India’s most populous state bans deadly gutka chewing tobacco
April 05, 2013
Uttar Pradesh, India’s most populous state with more than 200 million residents, has become the country’s latest state to begin implementing the ban on the sale of gutka, a deadly form of chewing tobacco that is fueling an oral cancer epidemic. This action follows the Supreme Court’s denial of a tobacco industry petition to stay implementation of the ban.
Altogether, 23 of India’s 28 states and five of seven union territories have now joined the fast-growing movement to ban gutka. It represents significant progress to reduce the nearly one million deaths caused by tobacco use in India each year.

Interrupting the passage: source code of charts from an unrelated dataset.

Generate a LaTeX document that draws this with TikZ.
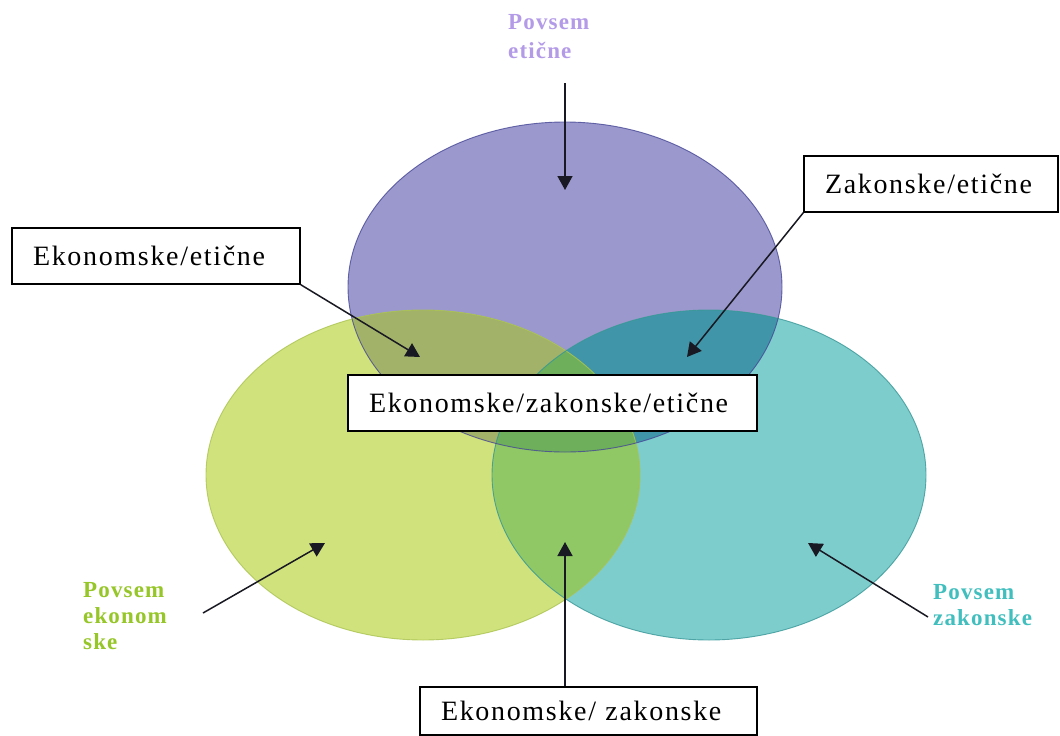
\documentclass[tikz,border=0pt]{standalone}
\usepackage{fontspec}
\setmainfont{Liberation Serif}
\newfontfamily\boxfont[LetterSpace=6]{Liberation Serif}
\newfontfamily\lblfont[LetterSpace=5]{Liberation Serif}
\usetikzlibrary{arrows.meta}
\definecolor{colP}{RGB}{154,152,204}
\definecolor{colG}{RGB}{208,226,124}
\definecolor{colT}{RGB}{126,205,205}
\definecolor{colPG}{RGB}{162,178,104}
\definecolor{colPT}{RGB}{64,150,168}
\definecolor{colGT}{RGB}{143,200,101}
\definecolor{colPGT}{RGB}{109,175,91}
\definecolor{lineP}{RGB}{70,70,150}
\definecolor{lineG}{RGB}{170,195,80}
\definecolor{lineT}{RGB}{55,150,150}
\definecolor{txtP}{RGB}{180,155,232}
\definecolor{txtG}{RGB}{150,198,40}
\definecolor{txtT}{RGB}{65,190,190}
\definecolor{arrcol}{RGB}{25,25,35}
\begin{document}
\begin{tikzpicture}[x=1pt,y=-1pt,
  ell/.style={x radius=217pt,y radius=165pt},
  box/.style={draw=black,line width=1.3pt,fill=white,inner xsep=21pt,inner ysep=0pt,
    align=left,minimum height=56pt,font=\boxfont\fontsize{28}{32}\selectfont},
  lbl/.style={anchor=north west,inner sep=0pt,align=left,
    font=\lblfont\bfseries\fontsize{23}{26}\selectfont},
  arr/.style={draw=arrcol,line width=1.5pt,-{Triangle[length=14pt,width=15pt]}}]
\useasboundingbox (0,0) rectangle (1060,736);
\fill[white] (0,0) rectangle (1060,736);
\coordinate (ctrP) at (565,287);
\coordinate (ctrG) at (423,475);
\coordinate (ctrT) at (709,475);
% solo fills
\fill[colP] (ctrP) ellipse [ell];
\fill[colG] (ctrG) ellipse [ell];
\fill[colT] (ctrT) ellipse [ell];
% pairwise intersections
\begin{scope}\clip (ctrP) ellipse [ell]; \fill[colPG] (ctrG) ellipse [ell];\end{scope}
\begin{scope}\clip (ctrP) ellipse [ell]; \fill[colPT] (ctrT) ellipse [ell];\end{scope}
\begin{scope}\clip (ctrG) ellipse [ell]; \fill[colGT] (ctrT) ellipse [ell];\end{scope}
\begin{scope}\clip (ctrP) ellipse [ell]; \clip (ctrG) ellipse [ell]; \fill[colPGT] (ctrT) ellipse [ell];\end{scope}
% outlines
\draw[lineG,line width=0.9pt,opacity=0.8] (ctrG) ellipse [ell];
\draw[lineT,line width=0.9pt,opacity=0.8] (ctrT) ellipse [ell];
\draw[lineP,line width=0.9pt,opacity=0.8] (ctrP) ellipse [ell];
% labels
\node[lbl,text=txtP,font=\lblfont\bfseries\fontsize{23}{29}\selectfont] (lP) at (508,14) {Povsem\\etične};
\node[lbl,text=txtG] (lG) at (83,582) {Povsem\\ekonom\\ske};
\node[lbl,text=txtT] (lT) at (933,584) {Povsem\\zakonske};
% boxes
\node[box,text width=246pt] (bEE) at (156,256) {Ekonomske/etične};
\node[box,text width=212pt] (bZE) at (931,184) {Zakonske/etične};
\node[box,text width=367pt] (bEZE) at (552.5,403) {Ekonomske/zakonske/etične};
\node[box,text width=295pt,minimum height=48pt] (bEZ) at (588.5,711) {Ekonomske/ zakonske};
% arrow ends
\coordinate (topStart) at (565,83);
\coordinate (tipP) at (565,190);
\coordinate (tipPG) at (420,357);
\coordinate (tipPT) at (687,357);
\coordinate (tipGT) at (565,542);
\coordinate (leftStart) at (203,613);
\coordinate (tipG) at (325,543);
\coordinate (rightStart) at (928,617);
\coordinate (tipT) at (808,543);
% arrows
\draw[arr] (topStart) -- (tipP);
\draw[arr] (bEE.south east) -- (tipPG);
\draw[arr] (bZE.south west) -- (tipPT);
\draw[arr] (bEZ.north -| tipGT) -- (tipGT);
\draw[arr] (leftStart) -- (tipG);
\draw[arr] (rightStart) -- (tipT);
\end{tikzpicture}
\end{document}
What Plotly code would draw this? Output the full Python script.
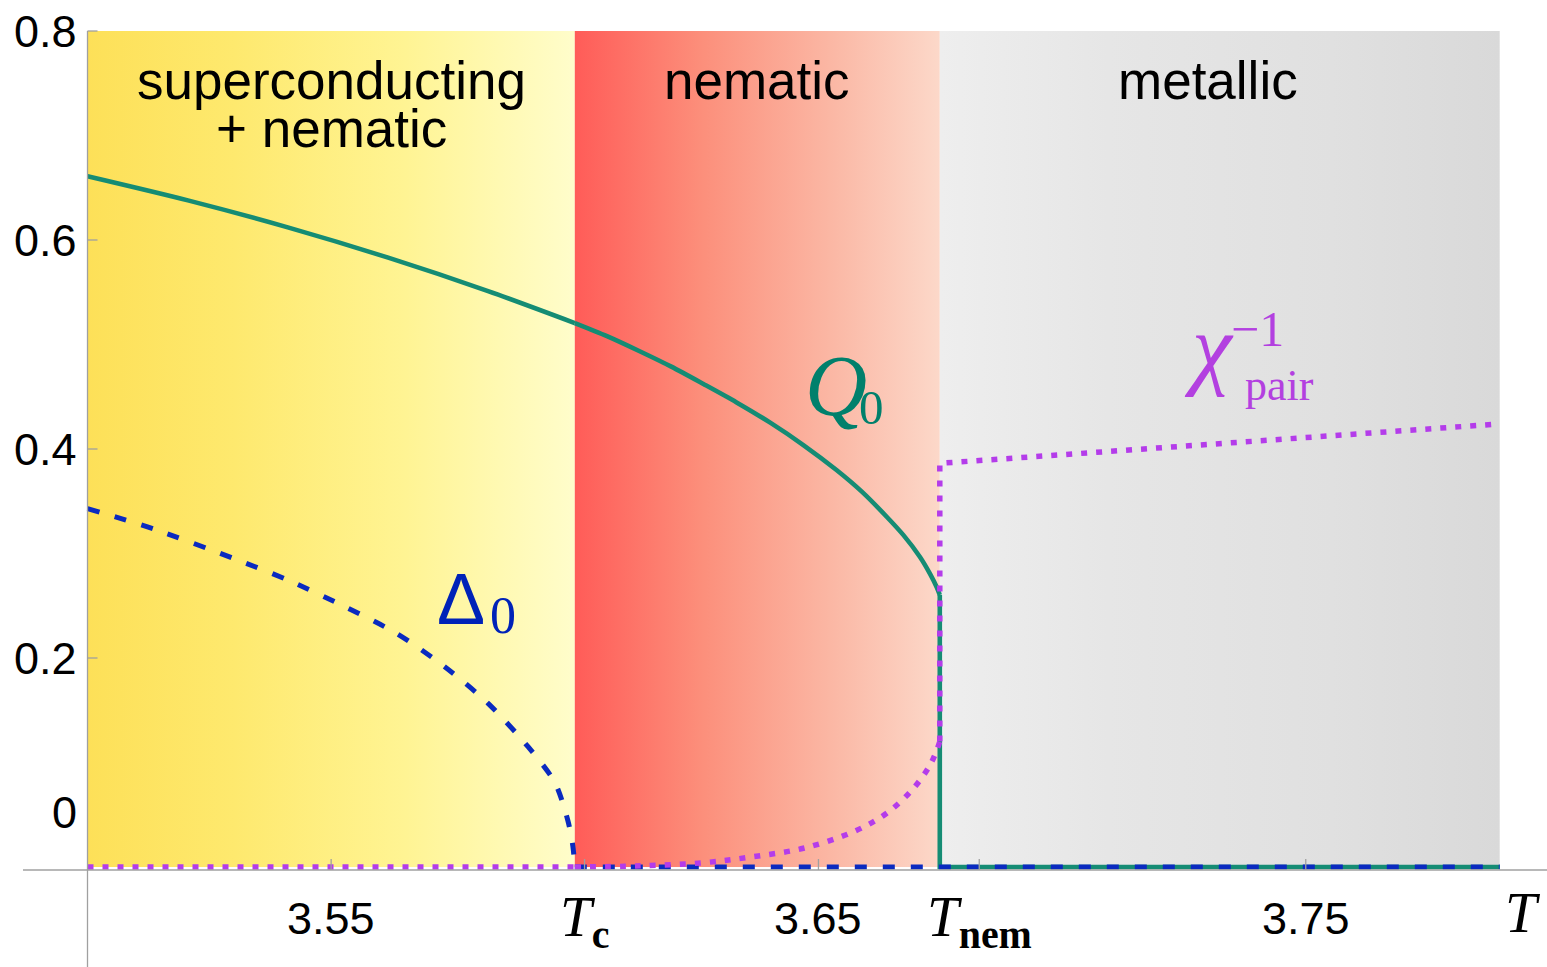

Adding to the momentum, the Indian Supreme Court this week directed the remaining states and territories to implement the gutka ban and to explain why they had not yet complied with previous court orders and national regulations requiring implementation. The high court also directed the states and territories that had already passed orders to implement the ban to file reports on implementation efforts, an important step to ensure the bans are enforced.
A mix of tobacco flavored with spices and sweeteners, gutka is sold in cheap, colorful packets and is the main reason why India has come to be known as the oral cancer capital of the world. The country has 86 percent of the world’s oral cancer cases and faces nearly 80,000 new cases each year.
Though successful implementation remains key to curbing India’s tobacco epidemic, the gutka bans now protect more than 975 million Indians from this deadly product, comprising approximately 80 percent of the country’s population.
The campaign to ban gutka and reduce tobacco’s deadly toll in India has been led by Voice of Tobacco Victims, a movement that has mobilized cancer patients and their doctors across the country. They have made tobacco victims, especially oral cancer sufferers, the face of the fight against tobacco in India.